What is your primary reason for exhibiting? Your objectives might include:
to raise awareness of your business in a given geographic location or industry sector
to collect leads to follow up or to generate a mailing list
to make direct sales
to launch or promote a new product or service
to meet and/or entertain existing customers
to meet potential suppliers/partners/agents/distributors.
Whatever your objectives, the important thing is to quantify. How many visitors do you want to be exposed to overall. How many visitors do you expect on your stand? How many will take your literature, or leave their business card?. Think about the budget you are prepared to spend to achieve these objectives. Think through how you can best achieve your objectives and make sure you have the practical tools there on the day to help you achieve them - so if you want to build a mailing list is it enough just to collect business cards or do you want an intelligent database that give you a little bit more information so that you can target any mailing to specific needs. A soft approach is often very effective - ask their permission to keep them informed about changes to your product range, special offers or send them useful information. If people have a genuine need they are likely to want such information, if they are time wasters you don't want them on your prospect list or database anyway. remember it's not just a numbers game - the quality of lead is also really important.
Now you know whether you are focusing on leads, awareness, prospects or existing customers you can decide the type of physical presence you want at the event. And it will be quite different depending on your objectives. For a product launch for example you may have a far more dramatic stand and plan hi-impact, media appealing activities around the stand. The people manning the stand might be from your PR team, to handle media enquiries, or technicians if you are launching to a technically well informed audience.
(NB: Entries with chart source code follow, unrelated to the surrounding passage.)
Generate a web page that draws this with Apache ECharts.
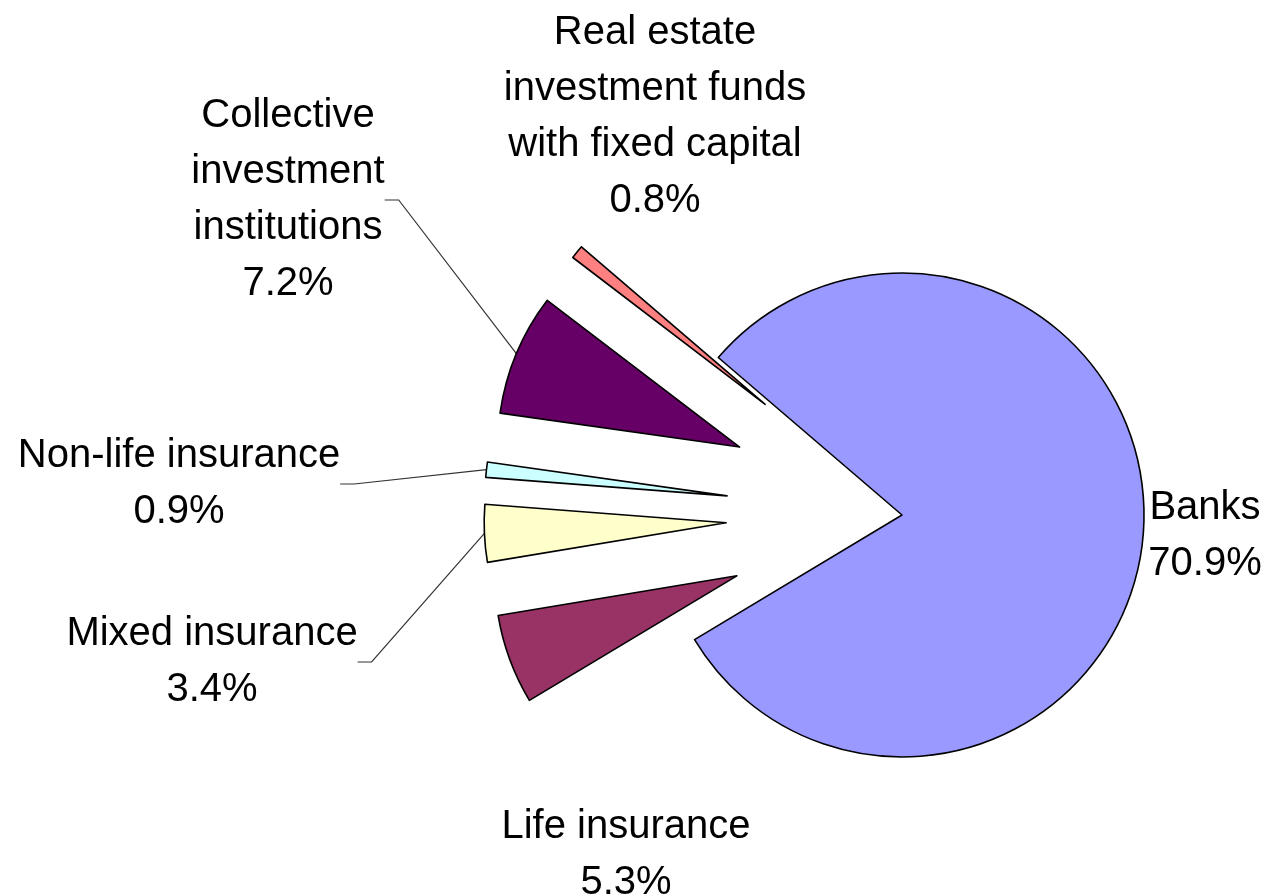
<!DOCTYPE html>
<html>
<head>
<meta charset="utf-8">
<script src="https://cdn.jsdelivr.net/npm/echarts@6/dist/echarts.min.js"></script>
<style>
html, body { margin: 0; padding: 0; background: #fff; }
#chart { width: 1266px; height: 894px; }
</style>
</head>
<body>
<div id="chart"></div>
<script>
// data (clockwise from Banks)
var sectors = ['Banks', 'Life insurance', 'Mixed insurance', 'Non-life insurance',
    'Collective\ninvestment\ninstitutions', 'Real estate\ninvestment funds\nwith fixed capital'];
var shares = [70.9, 5.3, 3.4, 0.9, 7.2, 0.8];
var colors = ['#9999ff', '#993366', '#ffffcc', '#ccffff', '#660066', '#ff8080'];
var exploded = [false, true, true, true, true, true];
var withLine = [false, false, true, true, true, false];

// label block centres (px)
var labelPos = [[1205, 536], [626, 855], [212, 662], [179, 484], [288, 200], [655, 117]];

var cx = 902, cy = 515, rad = 242, startAngle = 139.4, explode = 176;

var myChart = echarts.init(document.getElementById('chart'));

var total = 0;
shares.forEach(function (v) { total += v; });

// one pie per slice, so every pulled-out slice keeps its own label + leader line
function sliceSeries(k, center) {
    return {
        type: 'pie',
        center: center,
        radius: rad,
        startAngle: startAngle,
        clockwise: true,
        silent: true,
        avoidLabelOverlap: false,
        emphasis: { disabled: true },
        label: {
            position: 'outside',
            formatter: '{b}\n{c}%',
            color: '#000',
            fontFamily: 'Liberation Sans, Arial, sans-serif',
            fontSize: 40,
            lineHeight: 56,
            align: 'center'
        },
        labelLine: {
            length: 10,
            length2: 14,
            lineStyle: { color: '#333', width: 1.2 }
        },
        labelLayout: function (params) {
            var p = labelPos[params.dataIndex];
            return { x: p[0], y: p[1], align: 'center', verticalAlign: 'middle' };
        },
        data: sectors.map(function (name, i) {
            var on = i === k;
            return {
                name: name,
                value: shares[i],
                itemStyle: on ? { color: colors[i], borderColor: '#000', borderWidth: 1.6 }
                              : { color: 'rgba(0,0,0,0)', borderWidth: 0 },
                label: { show: on },
                labelLine: { show: on && withLine[i] }
            };
        })
    };
}

var series = [];
var cum = 0;
shares.forEach(function (v, i) {
    var mid = (startAngle - (cum + v / 2) / total * 360) * Math.PI / 180;
    var d = exploded[i] ? explode : 0;
    series.push(sliceSeries(i, [cx + Math.cos(mid) * d, cy - Math.sin(mid) * d]));
    cum += v;
});

var option = {
    animation: false,
    backgroundColor: '#fff',
    series: series
};

myChart.setOption(option);
</script>
</body>
</html>
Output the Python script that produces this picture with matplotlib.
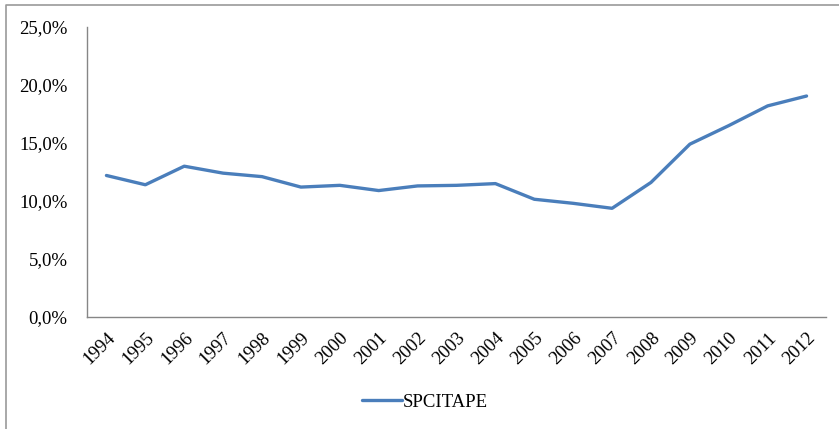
import matplotlib
matplotlib.use("Agg")
import matplotlib.pyplot as plt
from matplotlib.lines import Line2D
from matplotlib.ticker import FuncFormatter

years = [str(y) for y in range(1994, 2013)]
spcitape = [12.2, 11.4, 13.0, 12.4, 12.1, 11.2, 11.35, 10.9, 11.3, 11.35,
            11.5, 10.15, 9.8, 9.37, 11.6, 14.9, 16.5, 18.2, 19.05]
yticks = [0, 5, 10, 15, 20, 25]

plt.rcParams['font.family'] = ['Liberation Serif', 'DejaVu Serif']

fig = plt.figure(figsize=(8.39, 4.29), dpi=100)
ax = fig.add_axes([87/839, 1-317/429, (826-87)/839, (317-27)/429])

x = list(range(len(years)))
ax.plot(x, spcitape, color='#4A7EBB', lw=2.4, solid_capstyle='round', label='SPCITAPE')

ax.set_xlim(-0.5, len(years)-0.5)
ax.set_ylim(0, 25)
ax.set_yticks(yticks)
ax.yaxis.set_major_formatter(FuncFormatter(lambda v, p: f"{v:.1f}%".replace('.', ',')))
ax.set_xticks(x)
ax.set_xticklabels(years, rotation=45, ha='right', rotation_mode='anchor')
ax.tick_params(axis='both', length=0, labelsize=13.5, colors='#000000')
ax.tick_params(axis='y', pad=14)
ax.tick_params(axis='x', pad=9)
for s in ['top', 'right']:
    ax.spines[s].set_visible(False)
for s in ['left', 'bottom']:
    ax.spines[s].set_color('#868686')
    ax.spines[s].set_linewidth(1.0)

leg = fig.legend(loc='center', bbox_to_anchor=(425/839, 1-402/429), frameon=False,
                 fontsize=13.5, handlelength=2.1, handletextpad=0.05)

# outer chart-area border (only top and left edges visible in the crop)
fig.lines.append(Line2D([6/839, 6/839, 1.0], [0.0, 1-5/429, 1-5/429],
                        transform=fig.transFigure, color='#9A9A9A', lw=1.2))

fig.savefig('out.png', dpi=100)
In contrast, if your main purpose is to generate leads you need to think more about the type of lead you want, presumably you need leads to be as well qualified as possible. What does that mean for your business? Should the individual be the budget holder or main decision maker, looking to buy in the next few months, willing to agree to a sales appointment, leave a business card, fill out an enquiry form, take or request a brochure? As you can imagine there will be varying degrees of interest and commitment amongst these different categories of visitor. It’s worth thinking through how you will follow up leads and therefore what type of information you need to gather. Make sure you collect sufficient details to make a meaningful follow up – they may visit and speak to a dozen other suppliers – make sure you have made an impression and that when you call them you can use a simple reminder which enables you to start from where you left off.
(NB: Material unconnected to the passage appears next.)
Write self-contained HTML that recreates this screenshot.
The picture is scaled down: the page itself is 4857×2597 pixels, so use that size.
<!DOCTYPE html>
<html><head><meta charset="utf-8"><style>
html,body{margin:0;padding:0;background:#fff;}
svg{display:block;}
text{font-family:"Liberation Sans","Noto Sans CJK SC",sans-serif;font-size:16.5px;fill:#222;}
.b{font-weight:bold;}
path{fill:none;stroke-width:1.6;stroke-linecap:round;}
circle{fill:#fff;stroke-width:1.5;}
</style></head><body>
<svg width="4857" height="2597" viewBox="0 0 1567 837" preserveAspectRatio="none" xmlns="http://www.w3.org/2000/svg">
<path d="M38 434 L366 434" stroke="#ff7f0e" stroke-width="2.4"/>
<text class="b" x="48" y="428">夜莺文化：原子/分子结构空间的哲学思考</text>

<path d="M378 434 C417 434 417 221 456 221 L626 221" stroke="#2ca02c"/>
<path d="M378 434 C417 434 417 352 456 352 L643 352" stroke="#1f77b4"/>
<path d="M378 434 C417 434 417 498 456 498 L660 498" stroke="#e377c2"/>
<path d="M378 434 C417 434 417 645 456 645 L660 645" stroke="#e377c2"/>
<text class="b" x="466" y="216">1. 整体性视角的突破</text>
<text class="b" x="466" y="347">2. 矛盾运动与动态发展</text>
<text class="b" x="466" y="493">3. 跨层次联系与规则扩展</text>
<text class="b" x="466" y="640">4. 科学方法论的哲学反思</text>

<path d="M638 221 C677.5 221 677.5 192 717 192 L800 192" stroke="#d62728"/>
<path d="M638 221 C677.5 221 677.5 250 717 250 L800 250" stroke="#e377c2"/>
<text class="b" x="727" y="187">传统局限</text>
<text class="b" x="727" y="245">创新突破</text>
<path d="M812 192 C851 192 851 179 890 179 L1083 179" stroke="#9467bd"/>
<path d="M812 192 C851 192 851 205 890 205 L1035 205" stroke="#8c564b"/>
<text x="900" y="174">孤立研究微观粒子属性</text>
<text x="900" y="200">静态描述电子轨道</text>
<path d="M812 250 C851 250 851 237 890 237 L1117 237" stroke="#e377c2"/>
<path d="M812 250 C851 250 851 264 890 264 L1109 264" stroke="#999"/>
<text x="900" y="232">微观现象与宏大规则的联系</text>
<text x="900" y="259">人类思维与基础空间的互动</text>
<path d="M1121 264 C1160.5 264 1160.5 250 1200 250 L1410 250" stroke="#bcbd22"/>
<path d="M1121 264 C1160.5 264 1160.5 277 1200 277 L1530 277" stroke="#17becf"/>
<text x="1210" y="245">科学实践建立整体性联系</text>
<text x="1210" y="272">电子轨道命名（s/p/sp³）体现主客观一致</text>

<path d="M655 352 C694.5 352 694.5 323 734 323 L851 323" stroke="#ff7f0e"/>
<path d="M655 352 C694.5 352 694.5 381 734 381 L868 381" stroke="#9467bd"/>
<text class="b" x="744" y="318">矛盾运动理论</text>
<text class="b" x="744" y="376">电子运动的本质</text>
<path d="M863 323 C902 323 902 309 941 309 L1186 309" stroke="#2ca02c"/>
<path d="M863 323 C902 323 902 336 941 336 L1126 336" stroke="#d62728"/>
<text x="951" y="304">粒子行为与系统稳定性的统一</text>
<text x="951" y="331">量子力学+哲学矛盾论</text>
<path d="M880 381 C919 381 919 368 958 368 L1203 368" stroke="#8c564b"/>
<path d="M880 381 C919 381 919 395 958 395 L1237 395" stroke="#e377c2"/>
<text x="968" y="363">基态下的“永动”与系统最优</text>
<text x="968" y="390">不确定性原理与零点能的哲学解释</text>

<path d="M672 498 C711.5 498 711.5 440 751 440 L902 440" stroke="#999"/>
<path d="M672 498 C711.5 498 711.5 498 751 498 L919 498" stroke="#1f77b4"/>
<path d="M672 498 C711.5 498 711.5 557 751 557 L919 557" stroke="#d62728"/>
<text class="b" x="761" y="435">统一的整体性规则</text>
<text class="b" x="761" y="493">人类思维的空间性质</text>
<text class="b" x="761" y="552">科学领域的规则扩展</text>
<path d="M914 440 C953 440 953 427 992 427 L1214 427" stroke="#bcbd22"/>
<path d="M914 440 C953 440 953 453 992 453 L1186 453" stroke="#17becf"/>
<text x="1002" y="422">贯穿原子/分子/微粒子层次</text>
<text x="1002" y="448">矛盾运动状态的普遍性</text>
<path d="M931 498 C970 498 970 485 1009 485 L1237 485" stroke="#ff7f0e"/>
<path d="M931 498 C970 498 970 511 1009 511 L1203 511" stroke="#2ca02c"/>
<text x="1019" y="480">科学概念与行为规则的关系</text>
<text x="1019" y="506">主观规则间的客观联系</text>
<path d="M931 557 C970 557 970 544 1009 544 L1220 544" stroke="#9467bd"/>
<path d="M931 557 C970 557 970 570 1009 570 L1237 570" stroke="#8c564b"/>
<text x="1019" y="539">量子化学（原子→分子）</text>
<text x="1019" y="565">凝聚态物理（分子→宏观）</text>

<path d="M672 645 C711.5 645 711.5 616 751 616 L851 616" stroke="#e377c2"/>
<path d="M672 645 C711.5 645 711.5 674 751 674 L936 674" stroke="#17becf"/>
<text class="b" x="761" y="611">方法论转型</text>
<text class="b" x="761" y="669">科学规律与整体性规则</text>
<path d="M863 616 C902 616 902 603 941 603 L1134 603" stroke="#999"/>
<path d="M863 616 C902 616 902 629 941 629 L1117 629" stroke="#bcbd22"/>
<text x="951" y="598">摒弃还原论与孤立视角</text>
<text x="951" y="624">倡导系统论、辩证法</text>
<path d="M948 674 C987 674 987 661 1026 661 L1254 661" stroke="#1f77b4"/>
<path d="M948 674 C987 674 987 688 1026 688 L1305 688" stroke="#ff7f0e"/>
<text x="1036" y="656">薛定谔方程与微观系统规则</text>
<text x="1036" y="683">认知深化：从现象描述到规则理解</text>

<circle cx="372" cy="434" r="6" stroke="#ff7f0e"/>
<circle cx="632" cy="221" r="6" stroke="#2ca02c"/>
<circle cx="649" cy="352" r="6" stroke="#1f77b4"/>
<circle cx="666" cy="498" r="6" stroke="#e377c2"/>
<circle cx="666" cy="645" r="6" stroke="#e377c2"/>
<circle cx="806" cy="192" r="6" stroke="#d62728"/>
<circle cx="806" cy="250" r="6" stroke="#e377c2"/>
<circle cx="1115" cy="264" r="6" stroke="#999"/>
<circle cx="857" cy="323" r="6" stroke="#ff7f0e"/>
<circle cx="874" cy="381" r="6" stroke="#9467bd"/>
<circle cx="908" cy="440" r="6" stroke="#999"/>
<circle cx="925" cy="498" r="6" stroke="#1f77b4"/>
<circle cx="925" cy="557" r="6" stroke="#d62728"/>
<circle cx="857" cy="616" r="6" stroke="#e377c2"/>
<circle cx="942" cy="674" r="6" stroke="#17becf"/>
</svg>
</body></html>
When designing the stand make sure it passes the 30 second test – 30 seconds is roughly how long
people will look at your stand before they decide to visit or walk on. So the message must be loud and clear. Don’t be tempted to cover too much on the stand itself, but do make sure there’s a reason
to stop and talk to you or pick up literature. And if you are handing out literature on the stand, think seriously about what you give out and what you want readers to do next. The danger of giving
out standard product or corporate literature is that it gets put in the obligatory plastic bag that all exhibition visitors seems to acquire as soon as they walk through the door, and if it finds
it’s way out it gets a 10 second skim through. So think about having literature produced specifically for the event, with messages targeted to the type of visitors you expect and maybe even special
offers or exclusive deals. That way visitors are more likely to read, and more likely to respond.
Make sure all your staff are appropriately dressed and where possible, are wearing printed T Shirts, this is an ideal way for you to convey a professional image of your company.
Customers like to take gifts home from exhibitions. This can include anything from a box of
chocolates, a CD ROM or a free product and don't forget the promotional merchandise, all prominently displaying your company logo and contact details.
Keep a record of all customers who have taken an interest in your stand, try to take down as many names, addresses, phone numbers and e-mail addresses, as you possibly can. This will help you in the next section.
Don't let all of your hard work during the exhibition go to waste. Following the exhibition, make contact with all those clients who took an interest in your products or services. You can contact them via a mail shot, an e-mail campaign or even a simple phone call. Make sure your website is up to date, you want to reinforce the good impression you made at the exhibition.